A recently opened Kimpton spot, The Brice hotel mixes neutral colors like slate and white with bright pops of color, incredibly cool art and very comfortable beds. An evening happy hour includes heavy pours of red, white and sparkling wines as well as hors d’oeuvres like tomato-Bocconcini skewers. For pre- or post-wine hour, try grabbing a drink at the in-house restaurant Pacci’s bar, like a refreshing Cucumber Collins—a mix of Hendrick’s gin, muddled cucumber, lemon and soda.
The Lobby at The Brice, Photo © Kimpton Hotels
Skip the touristy Riverfront and walk a few blocks up to have brunch at B. Matthew’s Eatery, which offers a bustling patio and massive waffles topped with apple, walnut and bourbon chutney with a spicy Bloody Mary. If you’re more of a meat eater, head down Bull Street to Collins Quarter for the braised pork cheeks with an herbed popover and thick-cut bacon. Or try the smashed avocado and one of their epic coffees like a flat white or lavender latte.
Waffles at B. Matthew’s Eatery, Photo © Brian McLaren
A Georgian Mansion built in 1771 and repainted a garish Pepto pink, The Olde Pink House attracts tourists for its excellent crab cakes and fried green tomatoes. Insiders grab a stool at bar downstairs for the same menu, a wood-burning fireplace and surprisingly excellent margaritas (as well as other classics). Another benefit: bartenders who creep you out with tales the former owner who hung himself and still haunts the basement.
Margaritas at The Olde Pink House, Photo © Brian McLaren
Another must-try Savannah dish is the crispy whole flounder at Garibaldi. The perfectly cooked fish is scored into diamond cuts and dressed in a spicy apricot glaze, then quickly fried so that the skin is crispy while the fish stays tender.
Downtown Savannah makes drinking easy with its open-container law—or rather, its lack of one. That's right, you can take your drink outside in a plastic cup and roam the streets. You will start seeing people with full plastic cups while you are having your morning coffee. If you want to sit with your cocktail, try Jen’s and Friends, where martinis are taken to a whole new level with the addition of actual cookies, chocolate bars, rice krispies and other sweets. If you are trying to avoid an alcohol-fueled sugar rush, grab a vodka martini at the rooftop bar of the Bohemian Hotel.

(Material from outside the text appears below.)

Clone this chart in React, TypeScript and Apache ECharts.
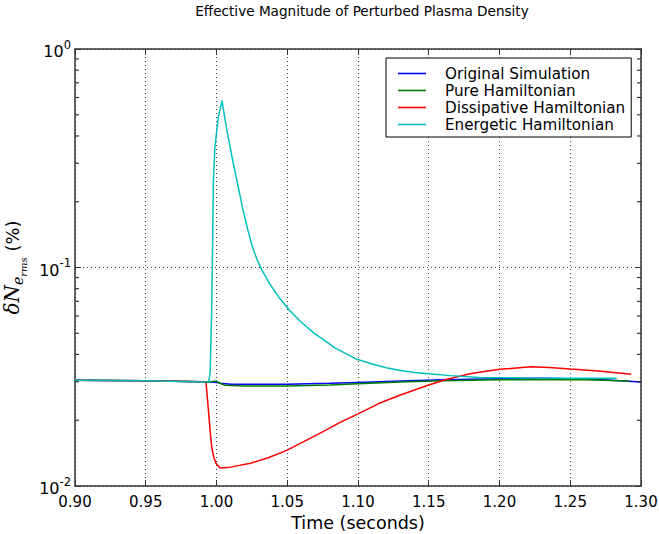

On Saturdays, Forsyth Park—which you may recognize from the movie Midnight in the Garden of Good and Evil—is home to Savannah’s farmers' markets, with some of the freshest produce and samples of almost everything. Grab a fresh green juice at the neighboring Brighter Day Natural Foods Market before you peruse.
Forsyth Park, Photo © Brian McLaren
You can spend hours wandering through the oldest bookstore in Savannah, E. Shaver, Bookseller, which has an impressive collection of historical books and local cookbooks. Stroll up and down Broughton Street for a mix of local boutiques and larger stores. Anthropologie lovers should step into The Paris Market, which has a similar vibe with a Savannah slant.
Head over to the Savannah College of Art and Design gift shop to pick up handmade jewelry, super-chic leather satchels or a stunning print from their impressive collection.